In the years 1994–2010, fourteen events were recorded. Between 20 June 2011 and 28 August 2011, a further seventeen events were identified, during which twenty-one horses died.

It is not clear why there was a sudden increase in the number of spillover events between June and August 2011. Typically HeV spillover events are more common between May and October. This time is sometimes called "Hendra Season", which is a time when there are large numbers of fruit bats of all species congregated in SE Queensland's valuable winter foraging habitat. The weather (warm and humid) is favourable to the survival of henipavirus in the environment.

It is possible flooding in SE Queensland and Northern NSW in December 2010 and January 2011 may have affected the health of the fruit bats. Urine sampling in flying fox camps indicate that a larger proportion of flying foxes than usual are shedding live virus. Biosecurity Queensland's ongoing surveillance usually shows 7% of the animals are shedding live virus. In June and July nearly 30% animals have been reported to be shedding live virus. Present advice is that these events are not being driven by any mutation in HeV itself.

Other suggestions include that an increase in testing has led to an increase in detection. As the actual mode of transmission between bats and horses has not been determined, it is not clear what, if any, factors can increase the chance of infection in horses.

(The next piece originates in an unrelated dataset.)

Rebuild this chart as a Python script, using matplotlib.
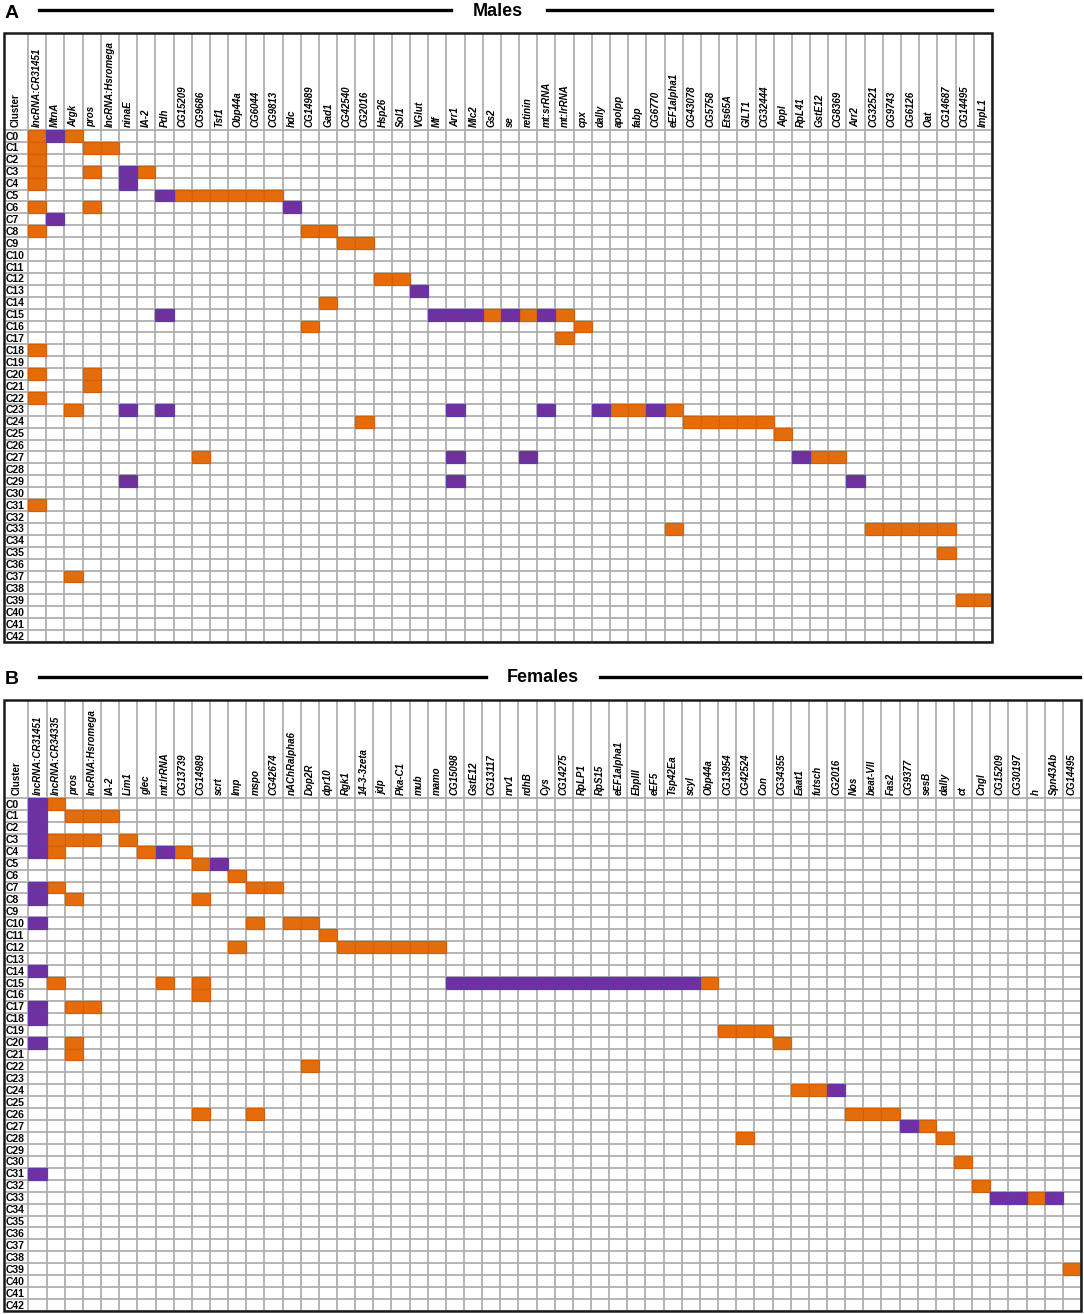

Following the confirmation of a dog with HeV antibodies, on 27 July 2011, the Queensland and NSW governments will boost research funding into the Hendra virus by $6 million to be spent by 2014–2015. This money will be used for research into ecological drivers of infection in the bats and the mechanism of virus transmission between bats and other species. A further 6 million dollars was allocated by the federal government with the funds being split, half for human health investigations and half for animal health and biodiversity research.